— BEGIN Records for processing —
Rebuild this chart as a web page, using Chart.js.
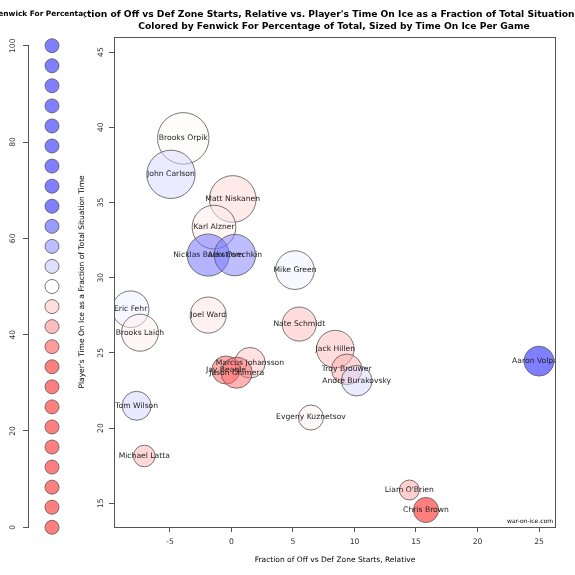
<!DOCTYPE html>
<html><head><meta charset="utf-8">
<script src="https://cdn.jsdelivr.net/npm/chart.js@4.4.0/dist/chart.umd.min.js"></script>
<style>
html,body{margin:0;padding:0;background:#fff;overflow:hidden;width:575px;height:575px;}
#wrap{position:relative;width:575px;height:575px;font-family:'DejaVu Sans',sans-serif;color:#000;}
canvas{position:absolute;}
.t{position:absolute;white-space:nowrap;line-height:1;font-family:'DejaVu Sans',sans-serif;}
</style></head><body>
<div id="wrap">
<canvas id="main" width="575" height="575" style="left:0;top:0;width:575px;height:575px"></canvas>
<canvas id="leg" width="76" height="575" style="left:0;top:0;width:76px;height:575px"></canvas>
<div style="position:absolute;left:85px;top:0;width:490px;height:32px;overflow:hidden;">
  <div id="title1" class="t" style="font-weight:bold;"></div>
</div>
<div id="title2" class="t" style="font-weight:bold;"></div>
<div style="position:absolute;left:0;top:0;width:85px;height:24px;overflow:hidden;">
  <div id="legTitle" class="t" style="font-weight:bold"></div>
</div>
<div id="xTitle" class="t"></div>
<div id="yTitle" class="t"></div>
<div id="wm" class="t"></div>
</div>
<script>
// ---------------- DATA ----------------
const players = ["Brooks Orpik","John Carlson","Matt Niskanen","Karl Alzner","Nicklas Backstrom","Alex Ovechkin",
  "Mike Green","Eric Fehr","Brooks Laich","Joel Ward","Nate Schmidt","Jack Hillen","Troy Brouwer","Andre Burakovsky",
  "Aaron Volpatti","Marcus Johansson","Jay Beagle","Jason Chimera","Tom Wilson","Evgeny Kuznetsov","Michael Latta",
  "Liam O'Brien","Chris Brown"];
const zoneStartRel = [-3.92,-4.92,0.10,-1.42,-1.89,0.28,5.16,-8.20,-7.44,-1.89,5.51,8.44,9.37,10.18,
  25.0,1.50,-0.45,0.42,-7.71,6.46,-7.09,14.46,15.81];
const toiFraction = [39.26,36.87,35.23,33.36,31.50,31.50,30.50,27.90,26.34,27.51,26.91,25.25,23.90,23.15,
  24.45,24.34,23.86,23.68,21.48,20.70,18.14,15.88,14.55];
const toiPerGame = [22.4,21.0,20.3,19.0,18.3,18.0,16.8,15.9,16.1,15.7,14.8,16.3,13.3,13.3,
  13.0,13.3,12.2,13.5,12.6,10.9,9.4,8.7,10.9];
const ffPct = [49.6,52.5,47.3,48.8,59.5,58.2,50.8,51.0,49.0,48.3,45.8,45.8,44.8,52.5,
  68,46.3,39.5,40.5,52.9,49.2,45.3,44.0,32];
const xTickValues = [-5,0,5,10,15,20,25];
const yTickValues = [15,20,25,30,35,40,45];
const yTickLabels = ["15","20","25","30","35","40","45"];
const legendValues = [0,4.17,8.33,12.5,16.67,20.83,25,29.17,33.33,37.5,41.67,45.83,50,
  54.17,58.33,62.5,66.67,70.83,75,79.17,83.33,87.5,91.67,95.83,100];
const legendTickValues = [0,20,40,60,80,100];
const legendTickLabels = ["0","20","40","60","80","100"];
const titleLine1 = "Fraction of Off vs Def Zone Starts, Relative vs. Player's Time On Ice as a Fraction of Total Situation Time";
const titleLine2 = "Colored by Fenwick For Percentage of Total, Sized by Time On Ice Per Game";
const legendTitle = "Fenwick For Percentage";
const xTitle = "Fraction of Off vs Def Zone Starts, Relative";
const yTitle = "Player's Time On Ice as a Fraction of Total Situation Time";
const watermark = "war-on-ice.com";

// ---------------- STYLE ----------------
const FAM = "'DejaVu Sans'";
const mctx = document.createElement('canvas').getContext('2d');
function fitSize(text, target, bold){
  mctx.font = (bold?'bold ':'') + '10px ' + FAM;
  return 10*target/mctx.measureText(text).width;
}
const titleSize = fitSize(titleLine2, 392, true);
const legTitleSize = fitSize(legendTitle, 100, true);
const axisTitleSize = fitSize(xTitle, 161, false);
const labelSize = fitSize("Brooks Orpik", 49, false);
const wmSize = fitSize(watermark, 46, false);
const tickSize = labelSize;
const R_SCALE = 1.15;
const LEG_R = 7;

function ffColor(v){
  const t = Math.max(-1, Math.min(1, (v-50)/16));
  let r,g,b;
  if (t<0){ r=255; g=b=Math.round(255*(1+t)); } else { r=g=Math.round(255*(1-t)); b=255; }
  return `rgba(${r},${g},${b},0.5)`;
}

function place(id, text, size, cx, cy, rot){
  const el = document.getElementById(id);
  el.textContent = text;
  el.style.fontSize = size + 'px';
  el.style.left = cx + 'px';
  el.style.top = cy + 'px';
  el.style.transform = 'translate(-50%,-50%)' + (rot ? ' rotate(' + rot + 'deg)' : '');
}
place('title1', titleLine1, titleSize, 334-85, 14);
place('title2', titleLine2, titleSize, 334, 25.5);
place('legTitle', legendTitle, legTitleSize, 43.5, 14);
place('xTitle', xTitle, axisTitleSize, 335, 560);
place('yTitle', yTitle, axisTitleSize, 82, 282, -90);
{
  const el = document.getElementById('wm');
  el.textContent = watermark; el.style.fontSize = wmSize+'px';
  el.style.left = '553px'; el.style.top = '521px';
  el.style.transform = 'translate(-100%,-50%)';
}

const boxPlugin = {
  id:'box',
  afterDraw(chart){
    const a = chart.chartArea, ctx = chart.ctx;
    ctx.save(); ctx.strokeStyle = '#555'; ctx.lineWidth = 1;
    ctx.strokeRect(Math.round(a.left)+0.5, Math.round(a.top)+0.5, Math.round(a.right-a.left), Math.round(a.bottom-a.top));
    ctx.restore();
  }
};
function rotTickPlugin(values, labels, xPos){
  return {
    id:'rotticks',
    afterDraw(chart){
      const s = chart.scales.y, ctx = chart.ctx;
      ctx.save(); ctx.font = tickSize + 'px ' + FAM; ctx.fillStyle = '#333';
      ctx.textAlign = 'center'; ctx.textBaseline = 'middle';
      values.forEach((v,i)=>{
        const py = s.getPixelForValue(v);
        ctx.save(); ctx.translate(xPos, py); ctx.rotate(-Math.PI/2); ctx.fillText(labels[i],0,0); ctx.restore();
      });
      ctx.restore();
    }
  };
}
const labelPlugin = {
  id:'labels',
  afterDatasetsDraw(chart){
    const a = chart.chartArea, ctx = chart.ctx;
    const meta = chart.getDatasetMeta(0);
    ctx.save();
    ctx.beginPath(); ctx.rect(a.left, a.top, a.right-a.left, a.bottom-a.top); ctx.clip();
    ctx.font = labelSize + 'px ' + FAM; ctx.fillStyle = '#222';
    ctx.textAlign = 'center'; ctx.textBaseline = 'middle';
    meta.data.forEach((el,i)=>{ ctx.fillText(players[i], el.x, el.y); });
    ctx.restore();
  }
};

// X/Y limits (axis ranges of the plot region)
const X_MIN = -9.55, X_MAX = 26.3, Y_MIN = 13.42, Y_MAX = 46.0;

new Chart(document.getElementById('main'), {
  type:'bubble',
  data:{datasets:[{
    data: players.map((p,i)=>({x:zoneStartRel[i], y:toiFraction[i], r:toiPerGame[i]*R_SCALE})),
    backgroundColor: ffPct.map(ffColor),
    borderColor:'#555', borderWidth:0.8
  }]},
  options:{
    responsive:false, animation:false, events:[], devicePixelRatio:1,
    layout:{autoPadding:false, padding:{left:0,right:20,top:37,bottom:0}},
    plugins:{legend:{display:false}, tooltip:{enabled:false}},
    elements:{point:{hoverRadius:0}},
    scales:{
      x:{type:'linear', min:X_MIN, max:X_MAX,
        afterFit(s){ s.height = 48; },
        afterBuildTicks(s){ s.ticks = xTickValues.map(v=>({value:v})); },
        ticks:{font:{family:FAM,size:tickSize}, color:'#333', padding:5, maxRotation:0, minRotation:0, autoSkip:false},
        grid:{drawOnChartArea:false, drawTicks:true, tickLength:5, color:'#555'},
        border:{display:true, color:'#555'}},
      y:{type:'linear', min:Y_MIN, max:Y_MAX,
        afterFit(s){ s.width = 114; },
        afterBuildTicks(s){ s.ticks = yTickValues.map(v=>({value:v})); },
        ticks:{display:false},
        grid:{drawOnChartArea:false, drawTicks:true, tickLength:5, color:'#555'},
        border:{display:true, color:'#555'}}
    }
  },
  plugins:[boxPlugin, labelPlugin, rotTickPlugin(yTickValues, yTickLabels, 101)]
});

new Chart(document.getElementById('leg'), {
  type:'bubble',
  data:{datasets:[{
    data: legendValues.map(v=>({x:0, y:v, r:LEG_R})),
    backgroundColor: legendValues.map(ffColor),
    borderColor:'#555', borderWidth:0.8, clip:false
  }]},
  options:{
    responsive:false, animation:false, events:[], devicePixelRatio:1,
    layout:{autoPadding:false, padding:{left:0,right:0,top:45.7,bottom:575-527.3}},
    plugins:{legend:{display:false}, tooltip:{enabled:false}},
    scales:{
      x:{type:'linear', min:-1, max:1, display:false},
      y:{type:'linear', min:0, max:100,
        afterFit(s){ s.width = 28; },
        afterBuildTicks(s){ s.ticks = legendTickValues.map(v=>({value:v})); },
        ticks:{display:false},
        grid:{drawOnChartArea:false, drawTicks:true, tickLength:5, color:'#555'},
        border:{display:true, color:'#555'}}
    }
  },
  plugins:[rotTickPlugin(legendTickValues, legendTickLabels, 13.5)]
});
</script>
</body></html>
— END Records for processing —
— BEGIN Records for processing —
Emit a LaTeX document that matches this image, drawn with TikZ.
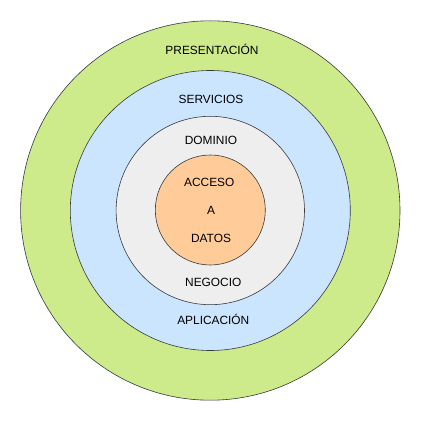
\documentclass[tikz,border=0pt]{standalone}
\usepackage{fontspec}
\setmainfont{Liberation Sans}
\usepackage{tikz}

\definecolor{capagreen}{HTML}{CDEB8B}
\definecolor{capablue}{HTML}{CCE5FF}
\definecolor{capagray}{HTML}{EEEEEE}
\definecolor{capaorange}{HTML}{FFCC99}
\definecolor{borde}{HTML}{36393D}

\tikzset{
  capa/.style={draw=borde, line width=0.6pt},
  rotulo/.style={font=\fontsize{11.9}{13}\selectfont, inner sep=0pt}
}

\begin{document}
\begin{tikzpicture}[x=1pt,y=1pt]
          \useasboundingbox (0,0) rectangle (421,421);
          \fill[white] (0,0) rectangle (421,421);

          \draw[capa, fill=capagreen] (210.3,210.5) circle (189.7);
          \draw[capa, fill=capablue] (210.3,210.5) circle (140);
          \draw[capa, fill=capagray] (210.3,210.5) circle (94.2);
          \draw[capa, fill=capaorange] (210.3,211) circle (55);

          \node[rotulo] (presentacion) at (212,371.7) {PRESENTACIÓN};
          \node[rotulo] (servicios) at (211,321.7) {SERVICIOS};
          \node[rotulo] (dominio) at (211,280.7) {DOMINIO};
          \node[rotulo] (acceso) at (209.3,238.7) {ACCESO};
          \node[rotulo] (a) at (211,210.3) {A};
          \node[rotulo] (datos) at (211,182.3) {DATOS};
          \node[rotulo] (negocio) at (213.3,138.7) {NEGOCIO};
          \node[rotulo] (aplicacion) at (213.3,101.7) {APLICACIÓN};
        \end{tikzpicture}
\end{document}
— END Records for processing —
__Work required__
Tally the lines in these entries that have the string "this" in them, then answer with the count and nothing else.

__Problem solution__
2